◆ **Request**
For the data below, transcribe the part that opens with the line containing "Clone this chart in Plotly." and closes with the line containing "edges = np.cumsum([0]", exactly and with no pictures.

◆ **Data for the task**
|---|

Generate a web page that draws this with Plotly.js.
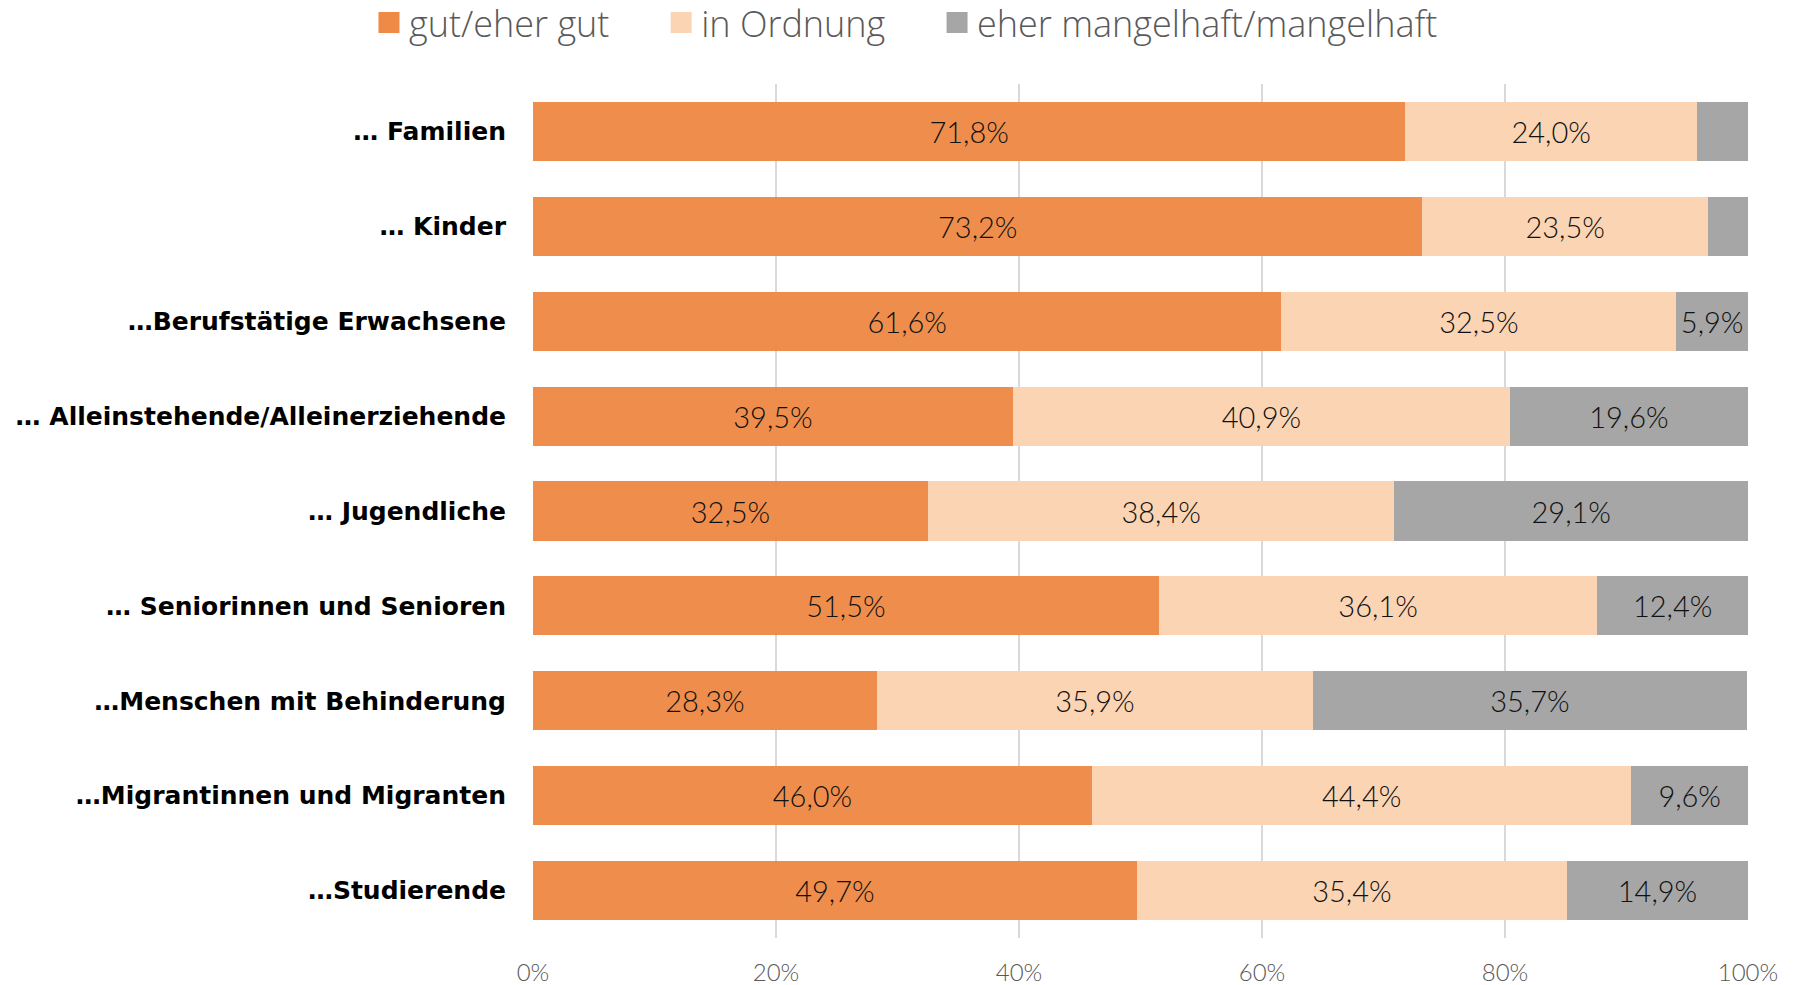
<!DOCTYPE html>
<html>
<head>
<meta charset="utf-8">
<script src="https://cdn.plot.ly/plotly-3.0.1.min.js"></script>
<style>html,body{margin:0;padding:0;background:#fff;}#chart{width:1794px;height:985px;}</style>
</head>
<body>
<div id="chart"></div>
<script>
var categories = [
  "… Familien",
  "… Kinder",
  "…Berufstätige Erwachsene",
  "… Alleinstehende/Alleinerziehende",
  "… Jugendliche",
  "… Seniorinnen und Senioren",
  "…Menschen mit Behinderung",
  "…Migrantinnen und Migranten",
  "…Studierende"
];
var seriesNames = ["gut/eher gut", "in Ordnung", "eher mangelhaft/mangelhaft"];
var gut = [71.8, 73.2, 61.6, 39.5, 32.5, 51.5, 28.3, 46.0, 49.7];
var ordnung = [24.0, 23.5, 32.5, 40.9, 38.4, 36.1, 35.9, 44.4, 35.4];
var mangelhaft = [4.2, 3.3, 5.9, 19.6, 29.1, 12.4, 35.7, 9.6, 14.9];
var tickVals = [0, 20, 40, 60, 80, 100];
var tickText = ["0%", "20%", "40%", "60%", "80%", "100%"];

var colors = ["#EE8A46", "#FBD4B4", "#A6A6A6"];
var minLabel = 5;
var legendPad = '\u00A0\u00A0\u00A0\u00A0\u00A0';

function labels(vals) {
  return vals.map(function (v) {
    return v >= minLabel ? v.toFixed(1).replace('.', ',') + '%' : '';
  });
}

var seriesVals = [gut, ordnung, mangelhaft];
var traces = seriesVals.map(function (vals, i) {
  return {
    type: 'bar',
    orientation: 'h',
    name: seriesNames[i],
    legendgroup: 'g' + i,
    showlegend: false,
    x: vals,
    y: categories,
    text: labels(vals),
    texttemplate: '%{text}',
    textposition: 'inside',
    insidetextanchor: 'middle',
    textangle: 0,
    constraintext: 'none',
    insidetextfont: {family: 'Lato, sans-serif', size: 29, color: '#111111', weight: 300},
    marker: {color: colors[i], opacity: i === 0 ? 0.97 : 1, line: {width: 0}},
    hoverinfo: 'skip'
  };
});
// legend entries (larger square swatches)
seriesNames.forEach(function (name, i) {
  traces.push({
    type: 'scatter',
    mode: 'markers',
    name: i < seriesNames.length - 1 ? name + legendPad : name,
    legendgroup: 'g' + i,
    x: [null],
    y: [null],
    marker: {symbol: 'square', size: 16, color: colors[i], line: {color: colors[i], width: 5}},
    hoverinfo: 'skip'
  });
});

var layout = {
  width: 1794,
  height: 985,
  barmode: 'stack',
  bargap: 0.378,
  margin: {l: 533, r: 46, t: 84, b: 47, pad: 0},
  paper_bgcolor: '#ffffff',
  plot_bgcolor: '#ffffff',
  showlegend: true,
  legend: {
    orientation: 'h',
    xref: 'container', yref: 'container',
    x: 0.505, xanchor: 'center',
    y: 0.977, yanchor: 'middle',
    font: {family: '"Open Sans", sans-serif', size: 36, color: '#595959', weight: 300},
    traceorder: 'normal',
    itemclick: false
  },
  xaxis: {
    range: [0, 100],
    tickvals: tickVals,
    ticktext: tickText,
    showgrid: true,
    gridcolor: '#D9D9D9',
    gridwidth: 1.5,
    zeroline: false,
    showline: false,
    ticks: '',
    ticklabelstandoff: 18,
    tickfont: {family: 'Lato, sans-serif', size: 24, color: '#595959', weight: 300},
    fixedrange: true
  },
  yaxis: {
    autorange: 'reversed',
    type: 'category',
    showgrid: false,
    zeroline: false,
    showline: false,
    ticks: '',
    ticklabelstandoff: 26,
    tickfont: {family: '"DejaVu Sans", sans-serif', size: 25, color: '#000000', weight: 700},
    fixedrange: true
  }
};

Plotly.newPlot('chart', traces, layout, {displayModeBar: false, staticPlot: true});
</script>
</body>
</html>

|---|

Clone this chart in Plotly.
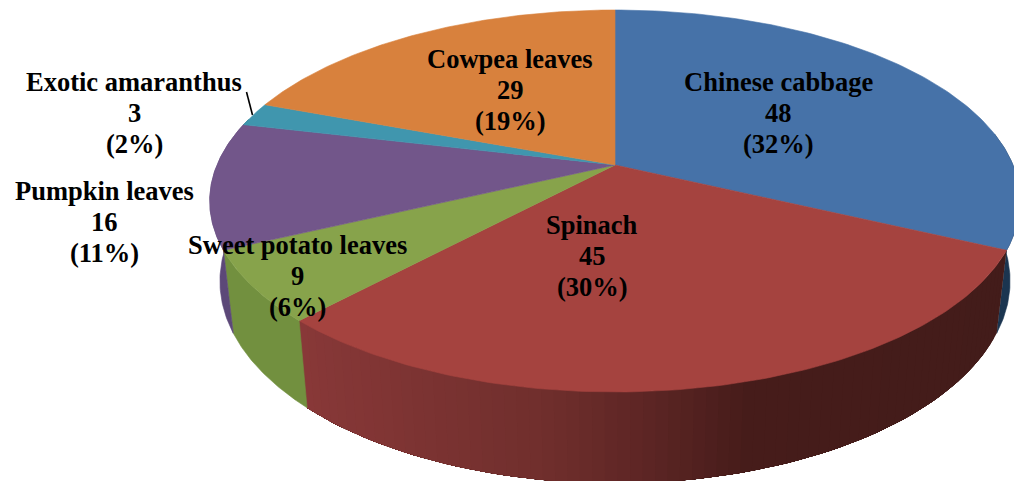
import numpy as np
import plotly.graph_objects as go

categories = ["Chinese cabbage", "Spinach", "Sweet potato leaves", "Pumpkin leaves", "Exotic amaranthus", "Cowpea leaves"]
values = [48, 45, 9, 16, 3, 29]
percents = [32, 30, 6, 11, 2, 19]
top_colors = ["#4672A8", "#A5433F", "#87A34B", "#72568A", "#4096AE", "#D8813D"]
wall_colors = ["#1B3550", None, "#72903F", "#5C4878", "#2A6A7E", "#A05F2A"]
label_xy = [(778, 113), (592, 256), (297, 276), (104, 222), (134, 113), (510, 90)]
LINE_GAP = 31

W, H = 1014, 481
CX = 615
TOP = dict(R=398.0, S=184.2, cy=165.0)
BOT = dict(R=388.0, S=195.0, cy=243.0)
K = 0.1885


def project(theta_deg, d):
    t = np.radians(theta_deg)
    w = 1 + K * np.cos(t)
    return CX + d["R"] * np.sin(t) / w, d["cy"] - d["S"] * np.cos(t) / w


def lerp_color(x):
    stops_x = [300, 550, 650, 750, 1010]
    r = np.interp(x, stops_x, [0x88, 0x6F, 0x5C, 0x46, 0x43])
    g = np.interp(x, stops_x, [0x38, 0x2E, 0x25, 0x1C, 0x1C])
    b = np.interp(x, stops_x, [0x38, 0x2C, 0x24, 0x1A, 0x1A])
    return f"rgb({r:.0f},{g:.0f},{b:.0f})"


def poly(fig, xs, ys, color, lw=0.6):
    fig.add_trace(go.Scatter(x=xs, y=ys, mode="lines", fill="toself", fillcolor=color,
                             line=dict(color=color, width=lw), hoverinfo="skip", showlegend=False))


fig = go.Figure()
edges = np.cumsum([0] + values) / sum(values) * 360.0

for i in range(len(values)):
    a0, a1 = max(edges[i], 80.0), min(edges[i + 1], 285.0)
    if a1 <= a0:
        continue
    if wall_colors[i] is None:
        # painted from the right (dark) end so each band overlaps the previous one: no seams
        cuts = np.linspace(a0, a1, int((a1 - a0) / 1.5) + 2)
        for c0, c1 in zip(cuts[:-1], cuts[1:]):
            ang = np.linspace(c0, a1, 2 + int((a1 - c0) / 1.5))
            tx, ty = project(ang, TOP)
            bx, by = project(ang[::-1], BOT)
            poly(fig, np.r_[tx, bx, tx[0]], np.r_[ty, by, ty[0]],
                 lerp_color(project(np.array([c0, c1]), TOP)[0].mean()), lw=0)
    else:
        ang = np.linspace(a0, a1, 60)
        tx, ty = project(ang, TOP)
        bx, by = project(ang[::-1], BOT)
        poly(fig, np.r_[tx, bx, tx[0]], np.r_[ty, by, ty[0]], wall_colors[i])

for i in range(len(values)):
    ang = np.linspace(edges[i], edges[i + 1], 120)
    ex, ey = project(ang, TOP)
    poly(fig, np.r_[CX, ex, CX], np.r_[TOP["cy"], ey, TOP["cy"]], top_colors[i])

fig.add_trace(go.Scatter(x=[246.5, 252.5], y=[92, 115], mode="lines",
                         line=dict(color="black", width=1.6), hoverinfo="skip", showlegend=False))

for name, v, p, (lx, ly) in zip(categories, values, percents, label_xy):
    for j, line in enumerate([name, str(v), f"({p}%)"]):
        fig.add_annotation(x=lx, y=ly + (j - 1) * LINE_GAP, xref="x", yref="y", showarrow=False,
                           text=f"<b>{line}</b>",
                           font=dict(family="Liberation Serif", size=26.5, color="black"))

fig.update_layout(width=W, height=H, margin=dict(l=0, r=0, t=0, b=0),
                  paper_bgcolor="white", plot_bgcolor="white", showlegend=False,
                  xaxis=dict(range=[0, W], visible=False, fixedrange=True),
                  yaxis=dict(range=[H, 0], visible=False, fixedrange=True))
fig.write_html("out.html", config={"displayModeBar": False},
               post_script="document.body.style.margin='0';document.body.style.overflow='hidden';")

|---|

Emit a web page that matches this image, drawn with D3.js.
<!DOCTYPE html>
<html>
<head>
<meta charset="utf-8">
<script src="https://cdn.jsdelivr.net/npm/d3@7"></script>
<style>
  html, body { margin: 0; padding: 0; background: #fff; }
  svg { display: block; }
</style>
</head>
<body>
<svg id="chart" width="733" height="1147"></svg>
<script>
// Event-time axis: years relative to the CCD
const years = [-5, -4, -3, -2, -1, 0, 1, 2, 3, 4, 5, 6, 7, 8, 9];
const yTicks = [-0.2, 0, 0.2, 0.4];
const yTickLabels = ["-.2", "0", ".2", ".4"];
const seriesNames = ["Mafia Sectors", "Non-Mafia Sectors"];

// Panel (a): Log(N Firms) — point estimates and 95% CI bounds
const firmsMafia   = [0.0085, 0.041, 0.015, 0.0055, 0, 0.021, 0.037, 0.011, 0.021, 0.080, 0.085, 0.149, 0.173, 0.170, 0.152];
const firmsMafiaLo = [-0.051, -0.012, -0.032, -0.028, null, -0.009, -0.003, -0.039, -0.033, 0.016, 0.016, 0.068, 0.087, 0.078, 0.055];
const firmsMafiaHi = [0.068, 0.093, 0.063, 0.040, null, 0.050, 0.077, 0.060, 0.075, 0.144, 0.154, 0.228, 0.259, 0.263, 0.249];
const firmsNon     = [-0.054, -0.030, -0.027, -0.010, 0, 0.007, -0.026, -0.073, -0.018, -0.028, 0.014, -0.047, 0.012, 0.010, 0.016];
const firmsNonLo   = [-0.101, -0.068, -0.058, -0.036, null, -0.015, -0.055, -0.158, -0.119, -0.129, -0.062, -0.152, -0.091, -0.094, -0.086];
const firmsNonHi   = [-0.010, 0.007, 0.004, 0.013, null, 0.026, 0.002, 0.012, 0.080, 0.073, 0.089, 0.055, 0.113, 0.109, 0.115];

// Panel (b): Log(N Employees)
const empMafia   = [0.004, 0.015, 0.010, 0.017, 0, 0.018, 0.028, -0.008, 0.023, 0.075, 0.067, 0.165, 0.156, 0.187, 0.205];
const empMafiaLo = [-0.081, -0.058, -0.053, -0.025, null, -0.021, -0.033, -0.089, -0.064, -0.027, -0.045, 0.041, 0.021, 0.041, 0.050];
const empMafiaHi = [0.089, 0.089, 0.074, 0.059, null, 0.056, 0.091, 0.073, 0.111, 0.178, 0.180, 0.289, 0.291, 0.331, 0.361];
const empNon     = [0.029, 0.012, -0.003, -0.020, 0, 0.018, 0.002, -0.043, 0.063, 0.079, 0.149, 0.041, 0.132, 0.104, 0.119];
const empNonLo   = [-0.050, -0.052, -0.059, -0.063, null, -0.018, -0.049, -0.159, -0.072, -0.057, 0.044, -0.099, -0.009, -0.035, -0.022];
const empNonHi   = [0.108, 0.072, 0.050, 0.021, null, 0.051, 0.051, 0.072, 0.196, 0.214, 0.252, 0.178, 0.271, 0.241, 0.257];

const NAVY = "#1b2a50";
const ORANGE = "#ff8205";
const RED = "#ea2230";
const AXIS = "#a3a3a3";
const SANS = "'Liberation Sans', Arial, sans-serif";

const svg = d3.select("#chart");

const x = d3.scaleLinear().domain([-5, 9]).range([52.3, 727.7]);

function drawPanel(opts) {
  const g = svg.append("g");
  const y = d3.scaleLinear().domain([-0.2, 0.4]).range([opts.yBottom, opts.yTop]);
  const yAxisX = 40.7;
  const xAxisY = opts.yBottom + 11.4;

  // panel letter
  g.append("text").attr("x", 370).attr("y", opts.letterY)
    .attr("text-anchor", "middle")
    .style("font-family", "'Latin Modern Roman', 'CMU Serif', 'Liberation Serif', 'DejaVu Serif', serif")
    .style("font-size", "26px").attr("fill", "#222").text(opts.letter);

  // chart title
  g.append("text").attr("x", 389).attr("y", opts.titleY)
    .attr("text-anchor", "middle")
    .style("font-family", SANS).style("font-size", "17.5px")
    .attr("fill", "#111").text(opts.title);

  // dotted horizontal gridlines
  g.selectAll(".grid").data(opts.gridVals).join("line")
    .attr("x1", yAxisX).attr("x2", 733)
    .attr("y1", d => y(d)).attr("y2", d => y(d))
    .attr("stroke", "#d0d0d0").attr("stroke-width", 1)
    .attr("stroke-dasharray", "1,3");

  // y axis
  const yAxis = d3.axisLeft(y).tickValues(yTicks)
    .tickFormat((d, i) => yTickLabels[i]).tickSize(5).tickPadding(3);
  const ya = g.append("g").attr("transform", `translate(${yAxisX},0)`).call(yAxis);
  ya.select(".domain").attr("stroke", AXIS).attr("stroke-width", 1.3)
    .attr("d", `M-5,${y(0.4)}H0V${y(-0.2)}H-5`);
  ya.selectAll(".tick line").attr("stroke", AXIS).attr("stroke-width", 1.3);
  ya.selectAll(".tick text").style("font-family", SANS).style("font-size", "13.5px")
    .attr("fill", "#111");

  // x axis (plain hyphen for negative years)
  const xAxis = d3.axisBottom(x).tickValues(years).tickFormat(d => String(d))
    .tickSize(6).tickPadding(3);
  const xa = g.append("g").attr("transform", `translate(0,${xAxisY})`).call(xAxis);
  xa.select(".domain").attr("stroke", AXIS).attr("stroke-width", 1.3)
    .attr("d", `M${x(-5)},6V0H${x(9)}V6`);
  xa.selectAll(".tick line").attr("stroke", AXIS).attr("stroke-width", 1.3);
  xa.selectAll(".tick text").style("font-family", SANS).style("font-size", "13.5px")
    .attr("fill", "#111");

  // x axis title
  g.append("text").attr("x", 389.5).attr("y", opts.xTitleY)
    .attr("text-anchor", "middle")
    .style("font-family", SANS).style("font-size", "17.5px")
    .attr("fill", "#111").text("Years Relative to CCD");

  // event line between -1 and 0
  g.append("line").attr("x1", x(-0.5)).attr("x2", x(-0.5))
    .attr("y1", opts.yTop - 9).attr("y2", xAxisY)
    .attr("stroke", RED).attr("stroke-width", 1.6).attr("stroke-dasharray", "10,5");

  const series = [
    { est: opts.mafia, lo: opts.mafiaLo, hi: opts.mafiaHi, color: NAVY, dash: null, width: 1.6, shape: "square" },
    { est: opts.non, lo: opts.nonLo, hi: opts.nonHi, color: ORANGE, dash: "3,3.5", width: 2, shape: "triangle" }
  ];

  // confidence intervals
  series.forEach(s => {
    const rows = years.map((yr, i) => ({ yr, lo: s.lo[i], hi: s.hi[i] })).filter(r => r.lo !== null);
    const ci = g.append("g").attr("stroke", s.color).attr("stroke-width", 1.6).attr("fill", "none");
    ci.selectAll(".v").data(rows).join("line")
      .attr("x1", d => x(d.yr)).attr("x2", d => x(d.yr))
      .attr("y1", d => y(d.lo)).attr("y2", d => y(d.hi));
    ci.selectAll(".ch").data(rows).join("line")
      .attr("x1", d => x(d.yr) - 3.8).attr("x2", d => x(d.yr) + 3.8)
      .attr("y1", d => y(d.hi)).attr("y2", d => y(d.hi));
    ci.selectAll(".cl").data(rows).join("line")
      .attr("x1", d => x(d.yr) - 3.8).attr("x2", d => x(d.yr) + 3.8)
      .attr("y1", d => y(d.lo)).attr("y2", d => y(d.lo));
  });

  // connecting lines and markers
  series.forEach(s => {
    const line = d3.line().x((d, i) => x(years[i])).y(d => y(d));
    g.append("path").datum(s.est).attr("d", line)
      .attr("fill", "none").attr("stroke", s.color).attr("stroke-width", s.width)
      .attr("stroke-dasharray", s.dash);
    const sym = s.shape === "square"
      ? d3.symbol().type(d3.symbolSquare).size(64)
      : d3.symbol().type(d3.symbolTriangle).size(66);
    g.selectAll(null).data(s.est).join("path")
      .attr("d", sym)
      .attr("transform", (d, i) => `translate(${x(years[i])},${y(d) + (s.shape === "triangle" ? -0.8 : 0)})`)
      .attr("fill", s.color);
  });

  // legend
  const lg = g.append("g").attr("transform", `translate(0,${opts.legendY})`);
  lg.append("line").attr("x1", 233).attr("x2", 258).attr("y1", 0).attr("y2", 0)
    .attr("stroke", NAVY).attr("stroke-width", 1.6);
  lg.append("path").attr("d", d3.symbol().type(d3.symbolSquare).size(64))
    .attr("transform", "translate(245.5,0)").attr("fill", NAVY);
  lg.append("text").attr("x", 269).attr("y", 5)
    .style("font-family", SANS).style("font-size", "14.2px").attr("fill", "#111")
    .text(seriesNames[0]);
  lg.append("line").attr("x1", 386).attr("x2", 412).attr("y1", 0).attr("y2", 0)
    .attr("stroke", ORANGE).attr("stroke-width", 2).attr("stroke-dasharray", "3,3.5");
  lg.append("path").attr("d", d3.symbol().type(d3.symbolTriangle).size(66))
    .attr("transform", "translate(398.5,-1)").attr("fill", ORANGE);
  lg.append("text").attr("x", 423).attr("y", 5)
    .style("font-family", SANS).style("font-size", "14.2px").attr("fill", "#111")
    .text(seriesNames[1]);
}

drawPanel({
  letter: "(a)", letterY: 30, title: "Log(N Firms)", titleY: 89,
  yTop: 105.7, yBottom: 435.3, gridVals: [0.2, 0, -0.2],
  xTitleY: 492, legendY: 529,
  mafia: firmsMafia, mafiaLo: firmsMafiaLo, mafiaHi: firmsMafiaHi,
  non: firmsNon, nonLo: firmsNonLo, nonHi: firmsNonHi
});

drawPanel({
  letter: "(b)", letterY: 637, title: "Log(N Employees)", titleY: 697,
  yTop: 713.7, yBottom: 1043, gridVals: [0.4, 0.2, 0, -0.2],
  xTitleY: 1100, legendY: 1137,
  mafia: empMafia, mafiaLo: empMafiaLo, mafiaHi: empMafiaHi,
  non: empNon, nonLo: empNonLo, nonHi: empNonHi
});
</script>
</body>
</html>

|---|

◆ **Exercise response**
Clone this chart in Plotly.
import numpy as np
import plotly.graph_objects as go

categories = ["Chinese cabbage", "Spinach", "Sweet potato leaves", "Pumpkin leaves", "Exotic amaranthus", "Cowpea leaves"]
values = [48, 45, 9, 16, 3, 29]
percents = [32, 30, 6, 11, 2, 19]
top_colors = ["#4672A8", "#A5433F", "#87A34B", "#72568A", "#4096AE", "#D8813D"]
wall_colors = ["#1B3550", None, "#72903F", "#5C4878", "#2A6A7E", "#A05F2A"]
label_xy = [(778, 113), (592, 256), (297, 276), (104, 222), (134, 113), (510, 90)]
LINE_GAP = 31

W, H = 1014, 481
CX = 615
TOP = dict(R=398.0, S=184.2, cy=165.0)
BOT = dict(R=388.0, S=195.0, cy=243.0)
K = 0.1885


def project(theta_deg, d):
    t = np.radians(theta_deg)
    w = 1 + K * np.cos(t)
    return CX + d["R"] * np.sin(t) / w, d["cy"] - d["S"] * np.cos(t) / w


def lerp_color(x):
    stops_x = [300, 550, 650, 750, 1010]
    r = np.interp(x, stops_x, [0x88, 0x6F, 0x5C, 0x46, 0x43])
    g = np.interp(x, stops_x, [0x38, 0x2E, 0x25, 0x1C, 0x1C])
    b = np.interp(x, stops_x, [0x38, 0x2C, 0x24, 0x1A, 0x1A])
    return f"rgb({r:.0f},{g:.0f},{b:.0f})"


def poly(fig, xs, ys, color, lw=0.6):
    fig.add_trace(go.Scatter(x=xs, y=ys, mode="lines", fill="toself", fillcolor=color,
                             line=dict(color=color, width=lw), hoverinfo="skip", showlegend=False))


fig = go.Figure()
edges = np.cumsum([0] + values) / sum(values) * 360.0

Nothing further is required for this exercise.